• Requirement
Report only the number of lines holding "this".

• Extracted data
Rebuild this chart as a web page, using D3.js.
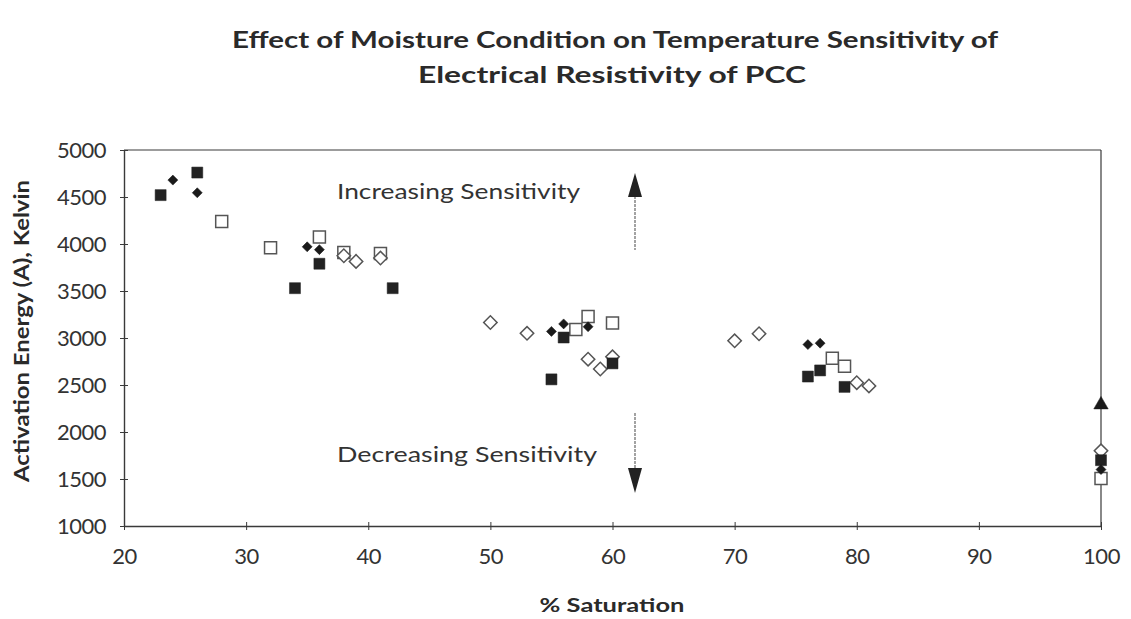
<!DOCTYPE html>
<html>
<head>
<meta charset="utf-8">
<script src="https://cdn.jsdelivr.net/npm/d3@7"></script>
<style>
  body { margin: 0; background: #fff; }
  svg { display: block; }
  text { font-family: "Lato", "DejaVu Sans", sans-serif; }
</style>
</head>
<body>
<svg id="chart" width="1131" height="619"></svg>
<script>
// ---- data ----
const titleLines = ["Effect of Moisture Condition on Temperature Sensitivity of", "Electrical Resistivity of PCC"];
const xLabel = "% Saturation";
const yLabel = "Activation Energy (A), Kelvin";
const xTicks = [20, 30, 40, 50, 60, 70, 80, 90, 100];
const yTicks = [1000, 1500, 2000, 2500, 3000, 3500, 4000, 4500, 5000];

const filledSquareX = [23, 26, 34, 36, 42, 55, 56, 60, 76, 77, 79, 100];
const filledSquareY = [4520, 4760, 3530, 3790, 3530, 2560, 3005, 2730, 2590, 2655, 2480, 1700];

const filledDiamondX = [24, 26, 35, 36, 55, 56, 58, 76, 77, 100];
const filledDiamondY = [4680, 4545, 3970, 3940, 3070, 3150, 3120, 2930, 2945, 1600];

const openSquareX = [28, 32, 36, 38, 41, 57, 58, 60, 78, 79, 100];
const openSquareY = [4240, 3960, 4075, 3910, 3900, 3090, 3230, 3160, 2785, 2700, 1505];

const openDiamondX = [38, 39, 41, 50, 53, 58, 59, 60, 70, 72, 80, 81, 100];
const openDiamondY = [3875, 3815, 3850, 3165, 3050, 2775, 2670, 2800, 2970, 3045, 2525, 2490, 1800];

const filledTriangleX = [100];
const filledTriangleY = [2290];

const annotations = ["Increasing Sensitivity", "Decreasing Sensitivity"];

// ---- layout ----
const svg = d3.select("#chart");
const pLeft = 124, pRight = 1101, pTop = 150, pBottom = 526;
const x = d3.scaleLinear().domain([20, 100]).range([pLeft, pRight]);
const y = d3.scaleLinear().domain([1000, 5000]).range([pBottom, pTop]);
const axisColor = "#3a3a3a";
const textColor = "#333";

// title
svg.append("text").attr("x", 615).attr("y", 48).attr("text-anchor", "middle")
  .attr("font-size", 22).attr("font-weight", "bold").attr("fill", "#2a2a2a")
  .attr("textLength", 766).attr("lengthAdjust", "spacingAndGlyphs").text(titleLines[0]);
svg.append("text").attr("x", 612).attr("y", 83).attr("text-anchor", "middle")
  .attr("font-size", 22).attr("font-weight", "bold").attr("fill", "#2a2a2a")
  .attr("textLength", 388).attr("lengthAdjust", "spacingAndGlyphs").text(titleLines[1]);

// frame (top & right)
svg.append("line").attr("x1", pLeft).attr("x2", pRight).attr("y1", pTop).attr("y2", pTop)
  .attr("stroke", axisColor).attr("stroke-width", 1.2);
svg.append("line").attr("x1", pRight).attr("x2", pRight).attr("y1", pTop).attr("y2", pBottom)
  .attr("stroke", axisColor).attr("stroke-width", 1.2);

// axes
const xAxis = d3.axisBottom(x).tickValues(xTicks).tickSize(0).tickPadding(0).tickFormat(d3.format("d"));
const gx = svg.append("g").attr("transform", `translate(0,${pBottom})`).call(xAxis);
gx.select(".domain").attr("stroke", axisColor).attr("stroke-width", 1.4);
gx.selectAll(".tick line").remove();
gx.selectAll(".tick").append("line").attr("y1", -4).attr("y2", 4).attr("stroke", axisColor);
gx.selectAll(".tick text").attr("y", 38).attr("dy", 0).attr("font-size", 22).attr("fill", textColor)
  .attr("font-family", "Lato, 'DejaVu Sans', sans-serif").attr("letter-spacing", -0.5);

const yAxis = d3.axisLeft(y).tickValues(yTicks).tickSize(0).tickPadding(0).tickFormat(d3.format("d"));
const gy = svg.append("g").attr("transform", `translate(${pLeft},0)`).call(yAxis);
gy.select(".domain").attr("stroke", axisColor).attr("stroke-width", 1.4);
gy.selectAll(".tick line").remove();
gy.selectAll(".tick").append("line").attr("x1", -4).attr("x2", 4).attr("stroke", axisColor);
gy.selectAll(".tick text").attr("x", -18).attr("dy", "0.35em").attr("font-size", 22).attr("fill", textColor)
  .attr("font-family", "Lato, 'DejaVu Sans', sans-serif").attr("letter-spacing", -0.5);

// axis titles
svg.append("text").attr("x", 612).attr("y", 612).attr("text-anchor", "middle")
  .attr("font-size", 19).attr("font-weight", "bold").attr("fill", "#2a2a2a")
  .attr("textLength", 145).attr("lengthAdjust", "spacingAndGlyphs").text(xLabel);
svg.append("text").attr("transform", "translate(29,331) rotate(-90)").attr("text-anchor", "middle")
  .attr("font-size", 20).attr("font-weight", "bold").attr("fill", "#2a2a2a")
  .attr("textLength", 302).attr("lengthAdjust", "spacingAndGlyphs").text(yLabel);

// annotations
svg.append("text").attr("x", 337).attr("y", 199).attr("font-size", 21).attr("fill", textColor)
  .attr("textLength", 243).attr("lengthAdjust", "spacingAndGlyphs").text(annotations[0]);
svg.append("text").attr("x", 337).attr("y", 462).attr("font-size", 21).attr("fill", textColor)
  .attr("textLength", 260).attr("lengthAdjust", "spacingAndGlyphs").text(annotations[1]);

const ax = 635;
svg.append("line").attr("x1", ax).attr("x2", ax).attr("y1", 196).attr("y2", 250)
  .attr("stroke", "#666").attr("stroke-width", 1.2).attr("stroke-dasharray", "3,1");
svg.append("path").attr("d", `M${ax},173 L${ax-7},197 L${ax+7},197 Z`).attr("fill", "#222");
svg.append("line").attr("x1", ax).attr("x2", ax).attr("y1", 413).attr("y2", 469)
  .attr("stroke", "#666").attr("stroke-width", 1.2).attr("stroke-dasharray", "3,1");
svg.append("path").attr("d", `M${ax},493 L${ax-7},468 L${ax+7},468 Z`).attr("fill", "#222");

// markers
const plot = svg.append("g");
function series(xs, ys, type, size, fill, stroke, sw, rot) {
  const pts = xs.map((v, i) => ({ x: v, y: ys[i] }));
  plot.append("g").selectAll("path").data(pts).join("path")
    .attr("transform", d => `translate(${x(d.x)},${y(d.y)}) rotate(${rot || 0})`)
    .attr("d", d3.symbol().type(type).size(size)())
    .attr("fill", fill).attr("stroke", stroke).attr("stroke-width", sw);
}
series(openSquareX, openSquareY, d3.symbolSquare, 144, "#fff", "#555", 1.5, 0);
series(openDiamondX, openDiamondY, d3.symbolSquare, 90, "#fff", "#555", 1.5, 45);
series(filledSquareX, filledSquareY, d3.symbolSquare, 121, "#222", "#222", 0.5, 0);
series(filledDiamondX, filledDiamondY, d3.symbolSquare, 50, "#1a1a1a", "#1a1a1a", 0.5, 45);
series(filledTriangleX, filledTriangleY, d3.symbolTriangle, 90, "#1a1a1a", "#1a1a1a", 0.5, 0);
</script>
</body>
</html>
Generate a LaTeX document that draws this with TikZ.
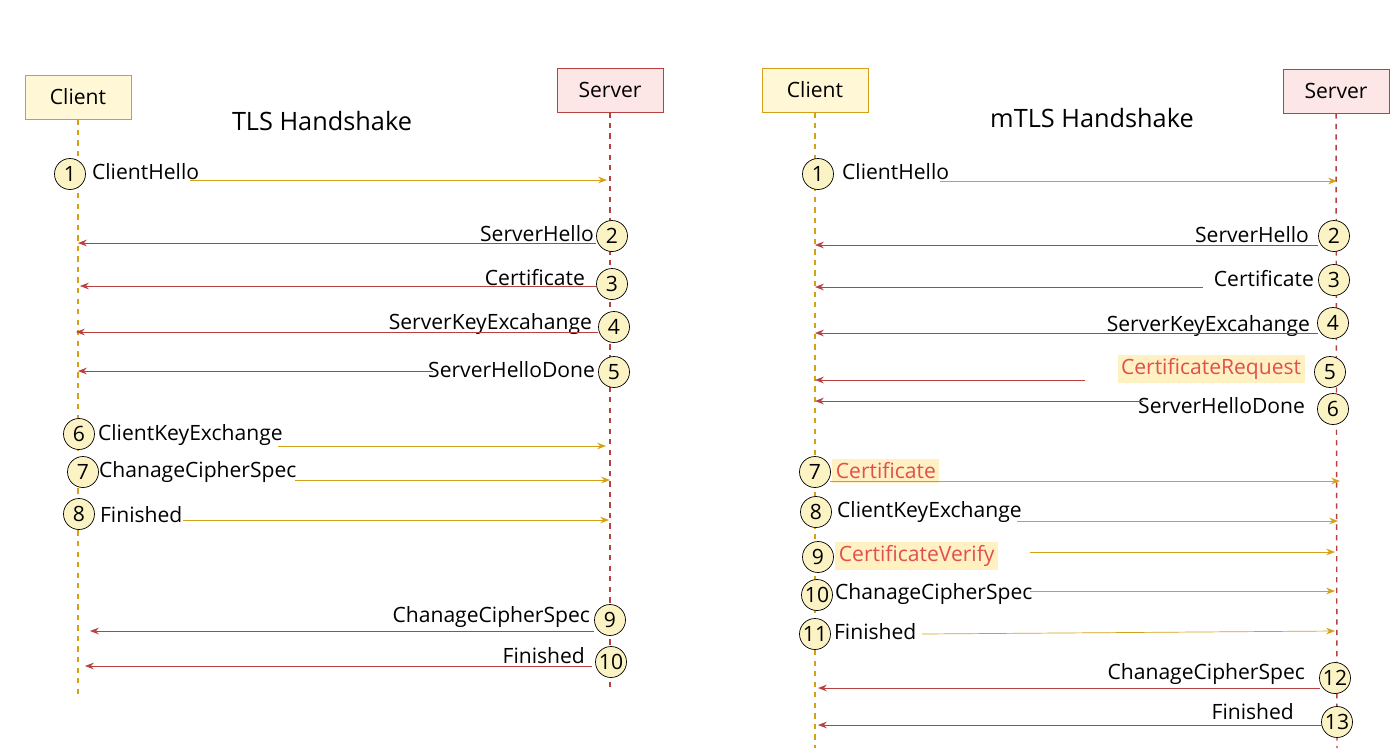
\documentclass[tikz,border=0pt]{standalone}
\usepackage{fontspec}
\setmainfont{Open Sans}
\usetikzlibrary{arrows.meta}
\definecolor{cligold}{HTML}{D4A017}
\definecolor{clifill}{HTML}{FFF7D6}
\definecolor{srvred}{HTML}{B8403F}
\definecolor{srvfill}{HTML}{FDE6E6}
\definecolor{stepfill}{HTML}{FCF3C4}
\definecolor{hlred}{HTML}{E0504F}
\definecolor{hlfill}{HTML}{FFF1C2}
\tikzset{
  actorC/.style={draw=cligold,fill=clifill,minimum width=2.12cm,minimum height=0.88cm,font=\large},
  actorS/.style={draw=srvred,fill=srvfill,minimum width=2.12cm,minimum height=0.88cm,font=\large},
  lifeC/.style={cligold,dashed,thick},
  lifeS/.style={srvred,dashed,thick},
  stepnum/.style={circle,draw,fill=stepfill,minimum size=0.62cm,inner sep=0pt,font=\large},
  msg/.style={font=\large,inner sep=1pt},
  hl/.style={font=\large,inner sep=2pt,fill=hlfill,text=hlred},
  toS/.style={cligold,-{Stealth[length=5pt]}},
  toC/.style={srvred,-{Stealth[length=5pt]}},
  heading/.style={font=\Large}
}
\begin{document}
\begin{tikzpicture}[x=0.02cm,y=-0.02cm]
\useasboundingbox (0,0) rectangle (1400,755);

% TLS
\node[actorC] (cl) at (78,97) {Client};
\node[actorS] (sl) at (610,90) {Server};
\node[heading] (tl) at (322,121) {TLS Handshake};
\coordinate (clend) at (78,695);
\coordinate (slend) at (610,690);
\draw[lifeC] (cl) -- (clend);
\draw[lifeS] (sl) -- (slend);

\node[stepnum] (l1) at (70,174) {1};
\node[msg,anchor=west] (lm1) at (90,172) {ClientHello};
\coordinate (la1) at (190,180); \coordinate (lb1) at (607,180);
\draw[toS] (la1) -- (lb1);

\node[stepnum] (l2) at (612,236) {2};
\node[msg,anchor=east] (lm2) at (596,234) {ServerHello};
\coordinate (la2) at (596,243); \coordinate (lb2) at (78,243);
\draw[toC] (la2) -- (lb2);

\node[stepnum] (l3) at (612,284) {3};
\node[msg,anchor=east] (lm3) at (587,278) {Certificate};
\coordinate (la3) at (596,286); \coordinate (lb3) at (80,286);
\draw[toC] (la3) -- (lb3);

\node[stepnum] (l4) at (614,327) {4};
\node[msg,anchor=east] (lm4) at (594,324) {ServerKeyExcahange};
\coordinate (la4) at (598,332); \coordinate (lb4) at (76,332);
\draw[toC] (la4) -- (lb4);

\node[stepnum] (l5) at (614,372) {5};
\node[msg,anchor=east] (lm5) at (597,370) {ServerHelloDone};
\coordinate (la5) at (433,371); \coordinate (lb5) at (78,371);
\draw[toC] (la5) -- (lb5);

\node[stepnum] (l6) at (79,434) {6};
\node[msg,anchor=west] (lm6) at (96,435) {ClientKeyExchange};
\coordinate (la6) at (278,446); \coordinate (lb6) at (606,446);
\draw[toS] (la6) -- (lb6);

\node[stepnum] (l7) at (83,472) {7};
\node[msg,anchor=west] (lm7) at (97,472) {ChanageCipherSpec};
\coordinate (la7) at (295,480); \coordinate (lb7) at (610,480);
\draw[toS] (la7) -- (lb7);

\node[stepnum] (l8) at (79,514) {8};
\node[msg,anchor=west] (lm8) at (98,515) {Finished};
\coordinate (la8) at (183,520); \coordinate (lb8) at (609,520);
\draw[toS] (la8) -- (lb8);

\node[stepnum] (l9) at (610,620) {9};
\node[msg,anchor=east] (lm9) at (592,617) {ChanageCipherSpec};
\coordinate (la9) at (594,631); \coordinate (lb9) at (90,631);
\draw[toC] (la9) -- (lb9);

\node[stepnum] (l10) at (611,662) {10};
\node[msg,anchor=east] (lm10) at (587,656) {Finished};
\coordinate (la10) at (592,666); \coordinate (lb10) at (85,666);
\draw[toC] (la10) -- (lb10);

% mTLS
\node[actorC] (cr) at (815,90) {Client};
\node[actorS] (sr) at (1336,91) {Server};
\node[heading] (tr) at (1092,118) {mTLS Handshake};
\coordinate (crend) at (815,748);
\coordinate (srend) at (1337,748);
\draw[lifeC] (cr) -- (crend);
\draw[lifeS] (sr) -- (srend);

\node[stepnum] (r1) at (818,174) {1};
\node[msg,anchor=west] (rm1) at (840,172) {ClientHello};
\coordinate (ra1) at (940,181); \coordinate (rb1) at (1337,181);
\draw[toS] (ra1) -- (rb1);

\node[stepnum] (r2) at (1334,236) {2};
\node[msg,anchor=east] (rm2) at (1311,235) {ServerHello};
\coordinate (ra2) at (1318,245); \coordinate (rb2) at (815,245);
\draw[toC] (ra2) -- (rb2);

\node[stepnum] (r3) at (1334,280) {3};
\node[msg,anchor=east] (rm3) at (1316,279) {Certificate};
\coordinate (ra3) at (1203,287); \coordinate (rb3) at (815,287);
\draw[toC] (ra3) -- (rb3);

\node[stepnum] (r4) at (1333,323) {4};
\node[msg,anchor=east] (rm4) at (1312,326) {ServerKeyExcahange};
\coordinate (ra4) at (1318,333); \coordinate (rb4) at (815,333);
\draw[toC] (ra4) -- (rb4);

\node[stepnum] (r5) at (1330,372) {5};
\node[hl,anchor=east] (rm5) at (1305,369) {CertificateRequest};
\coordinate (ra5) at (1085,380); \coordinate (rb5) at (815,380);
\draw[toC] (ra5) -- (rb5);

\node[stepnum] (r6) at (1333,409) {6};
\node[msg,anchor=east] (rm6) at (1307,406) {ServerHelloDone};
\coordinate (ra6) at (1143,401); \coordinate (rb6) at (815,401);
\draw[toC] (ra6) -- (rb6);

\node[stepnum] (r7) at (815,472) {7};
\node[hl,anchor=west] (rm7) at (832,471) {Certificate};
\coordinate (ra7) at (830,481); \coordinate (rb7) at (1340,481);
\draw[toS] (ra7) -- (rb7);

\node[stepnum] (r8) at (816,512) {8};
\node[msg,anchor=west] (rm8) at (835,512) {ClientKeyExchange};
\coordinate (ra8) at (1017,521); \coordinate (rb8) at (1338,521);
\draw[toS] (ra8) -- (rb8);

\node[stepnum] (r9) at (818,557) {9};
\node[hl,anchor=west] (rm9) at (835,556) {CertificateVerify};
\coordinate (ra9) at (1030,552); \coordinate (rb9) at (1335,552);
\draw[toS] (ra9) -- (rb9);

\node[stepnum] (r10) at (817,595) {10};
\node[msg,anchor=west] (rm10) at (833,594) {ChanageCipherSpec};
\coordinate (ra10) at (1030,591); \coordinate (rb10) at (1335,591);
\draw[toS] (ra10) -- (rb10);

\node[stepnum] (r11) at (815,634) {11};
\node[msg,anchor=west] (rm11) at (832,632) {Finished};
\coordinate (ra11) at (922,634); \coordinate (rb11) at (1335,631);
\draw[toS] (ra11) -- (rb11);

\node[stepnum] (r12) at (1335,678) {12};
\node[msg,anchor=east] (rm12) at (1307,674) {ChanageCipherSpec};
\coordinate (ra12) at (1320,688); \coordinate (rb12) at (818,688);
\draw[toC] (ra12) -- (rb12);

\node[stepnum] (r13) at (1337,722) {13};
\node[msg,anchor=east] (rm13) at (1296,712) {Finished};
\coordinate (ra13) at (1322,725); \coordinate (rb13) at (818,725);
\draw[toC] (ra13) -- (rb13);
\end{tikzpicture}
\end{document}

• Problem solution
2